Now I’m gearing up to move to New Hampshire for a year, having sworn in 2000 I’d never again live in New England, or anyplace where that fucking white stuff falls out of the sky. Famous semi-last words, I guess, and karma’s a bitch and all that.

But the coolest thing about being here so far has been the person chosen to introduce me when I gave a talk to the local chapter of the California Writers Club a couple of weeks ago: Mrs. Boys, my second grade teacher from Carmel River School.

 

(Mrs. Boys in center… I’m on the right in the paisley minidress)

I hadn’t seen her since the early Seventies, and she is still eminently cool and wonderful. She’s also the first person who ever got me writing, and encouraged me to keep going.

I used the tall binder paper (instead of the horizontal beige stuff with room for a picture on top) for the first time in her class, back in 1970–I wrote a little essay on why I was pissed off about the treatment of Angela Davis, and the Christmas carpet bombings in Vietnam. I wrote my first poetry at her urging, and one of my haiku written then was the first piece of work I ever had published.

I owe this woman a great deal, and have a tremendous number of fond memories of what we did in her class that year.

What was even cooler than having her as a surprise speaker that evening was that she brought her scrapbook from that school year, and let me go through it.
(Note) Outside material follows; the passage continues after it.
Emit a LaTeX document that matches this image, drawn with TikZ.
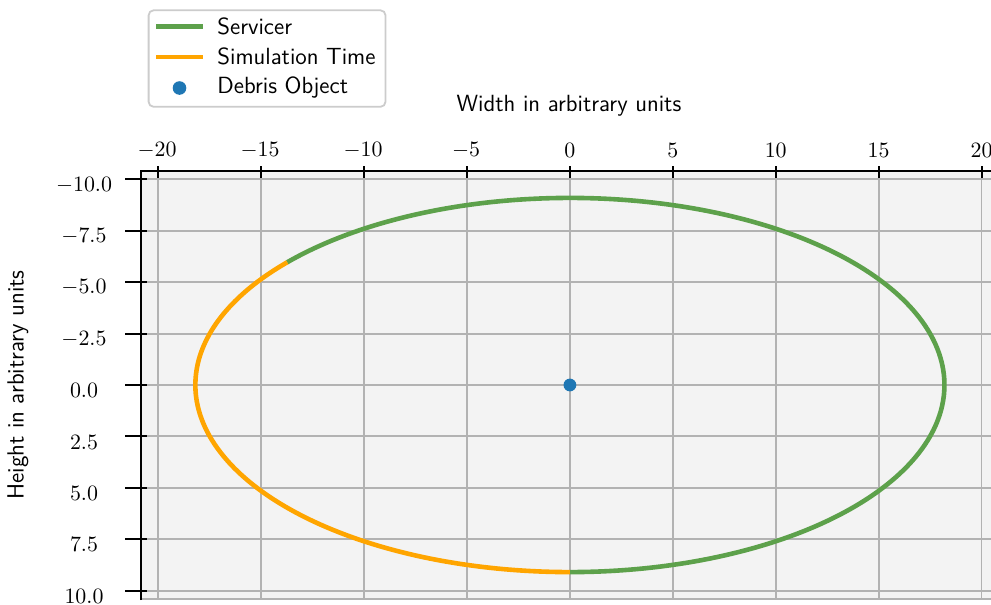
\documentclass[tikz,border=0pt]{standalone}
\usepackage{fontspec}
\usetikzlibrary{calc}
\definecolor{servgreen}{RGB}{93,161,75}
\definecolor{simorange}{RGB}{255,165,0}
\definecolor{debrisblue}{RGB}{31,119,180}
\definecolor{panelbg}{RGB}{243,243,243}
\definecolor{gridgray}{RGB}{178,178,178}
\definecolor{legendframe}{RGB}{204,204,204}
\tikzset{
  gridline/.style={gridgray, line width=0.95pt},
  spine/.style={black, line width=1pt},
  tickmark/.style={black, line width=1pt},
  orbit/.style={line width=2.3pt},
  ticklabel/.style={font=\fontsize{10.6}{12}\selectfont, inner sep=0pt},
  sanslabel/.style={font=\sffamily\fontsize{11.7}{13}\selectfont, inner sep=0pt},
}
\begin{document}
\begin{tikzpicture}[x=0.5pt, y=-0.5pt]
\useasboundingbox (0,0) rectangle (991,605);

% panel background
\fill[panelbg] (140.7,170.7) rectangle (991,599);

% data frame: origin at the debris object, y grows downwards
\begin{scope}[shift={(569.9,385)}, x=10.29pt, y={(0,-10.28pt)}]
  % grid
  \foreach \gx in {-20,-15,...,20}
    \draw[gridline] (\gx,-10.45) -- (\gx,10.42);
  \foreach \gy in {-10,-7.5,...,10}
    \draw[gridline] (-20.9,\gy) -- (20.5,\gy);
  \draw[gridline] (-20.9,10.42) -- (20.5,10.42);

  % orbit: simulated arc and remaining servicer path
  \draw[orbit, servgreen, line cap=butt] plot[domain=221:450, samples=180, smooth]
    ({18.2*cos(\x)},{9.1*sin(\x)});
  \draw[orbit, simorange, line cap=butt] plot[domain=90:221, samples=120, smooth]
    ({18.2*cos(\x)},{9.1*sin(\x)});

  % debris object
  \fill[debrisblue] (0,0) circle[radius=3.2pt];

  % ticks on the top axis
  \foreach \gx in {-20,-15,...,20} {
    \draw[tickmark] ($(\gx,-10.45)+(0,-4pt)$) -- ($(\gx,-10.45)+(0,2pt)$);
  }
  % ticks on the left axis
  \foreach \gy in {-10,-7.5,...,10} {
    \draw[tickmark] ($(-20.9,\gy)+(-7.3pt,0)$) -- ($(-20.9,\gy)+(3.7pt,0)$);
  }
\end{scope}

% spines
\draw[spine] (140.7,600) -- (140.7,170.7) -- (991,170.7);

% top tick labels
\node[ticklabel] (tx1) at (157,150) {$-20$};
\node[ticklabel] (tx2) at (260,150) {$-15$};
\node[ticklabel] (tx3) at (363,150) {$-10$};
\node[ticklabel] (tx4) at (466,150) {$-5$};
\node[ticklabel] (tx5) at (569.9,150) {$0$};
\node[ticklabel] (tx6) at (672.8,150) {$5$};
\node[ticklabel] (tx7) at (775.7,150) {$10$};
\node[ticklabel] (tx8) at (878.6,150) {$15$};
\node[ticklabel] (tx9) at (981.5,150) {$20$};

% left tick labels
\node[ticklabel] (ty1) at (84,185) {$-10.0$};
\node[ticklabel] (ty2) at (84,236.4) {$-7.5$};
\node[ticklabel] (ty3) at (84,287.8) {$-5.0$};
\node[ticklabel] (ty4) at (84,339.2) {$-2.5$};
\node[ticklabel] (ty5) at (84,390.6) {$0.0$};
\node[ticklabel] (ty6) at (84,442) {$2.5$};
\node[ticklabel] (ty7) at (84,493.4) {$5.0$};
\node[ticklabel] (ty8) at (84,544.8) {$7.5$};
\node[ticklabel] (ty9) at (84,596.2) {$10.0$};

% axis labels
\node[sanslabel] (xlab) at (569,106) {Width in arbitrary units};
\node[sanslabel, rotate=90] (ylab) at (18,385) {Height in arbitrary units};

% legend
\draw[legendframe, fill=white, line width=0.9pt, rounded corners=2.5pt]
  (148.6,10.3) rectangle (385.5,106.8);
\draw[servgreen, line width=2.3pt] (156,26.5) -- (203,26.5);
\draw[simorange, line width=2.3pt] (156,56.8) -- (203,56.8);
\fill[debrisblue] (179.5,88) circle[radius=3.4pt];
\node[sanslabel, anchor=west] (leg1) at (217,26.5) {Servicer};
\node[sanslabel, anchor=west] (leg2) at (217,56.8) {Simulation Time};
\node[sanslabel, anchor=west] (leg3) at (217,87.6) {Debris Object};
\end{tikzpicture}
\end{document}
When I said I’d love to come over someday and scan some of the pictures, she pulled another small scrapbook out of her bag and handed it to me–she’d already made copies of all the pictures I appeared in, which totally made me cry for happy.

I remembered so much of what she did with us that year… especially the field trips. She had an old Frito-Lay steptruck with shag rug in the back, and she’d just load the entire class into the back of it and take us on the road. (“Yeah,” she said at dinner the other night, “imagine trying THAT with a class of twenty-odd kids today… no seatbelts.”)

We went hiking up Pico Blanco in Big Sur, because this cement company wanted to chop it up for the limestone and we needed to know why that was totally evil:

 

We went down to the Carmel Library, on Ocean Avenue, and got our pictures in the paper:

 

 

She let us run wild on the beach, even in cowboy boots:

 

But the best trips of all were when she loaded us all up and took us out into the world “to be writers.”

 

 

We’d go to a park, or somewhere else that was beautiful, and just sit outside and think and write our little heads off–Mrs. Boys wanted us to know that that was all it took to be a writer, just putting the words on the paper, and doing the best you could with them.

I learned a lot of other cool stuff that year, like how to tie-dye, and folk dance:

 

(if not keep both kneesocks up at the same time.) We learned a Russian folk song so we’d know what to sing “come the revolution,” we described our dreams on a tape recorder (“I knew there was something different about Cornelia the first time we tried that,” said Mrs. Boys during her introduction. “All the other kids in the class fit their collective dreams onto a single thirty-minute cassette. Cornelia needed a thirty-minute tape all to herself.” [in my defense, it was a really cool dream where I worked with a team of kids from every country in the world to build a rocket ship out of the flags of each of our countries, all pasted together, and then we went to Mars where the skies were orange and the plants were see-through in different colors and there was this thing that looked like a cobalt-blue kickball, only when I kicked it it turned into a hedgehog and ran away… and, well, you get the idea. Ahem.])

I learned how to play the Marine Corps Hymn on a soprano recorder, and plant a tree for Earth Day:

 

 

And cut across the horse pasture behind school to get to the river:

 

 

But the most important thing I learned was how to believe I was a writer, from the get-go:

 

 

And that’s pretty damn cool–even if it’s gotten a little trickier now that I know I have to use quotation marks and stuff.

 

Thank you, Mrs. Boys. You are awesome.

‘Ratis, who’s the teacher you owe the most, and what did they allow you to learn about yourself?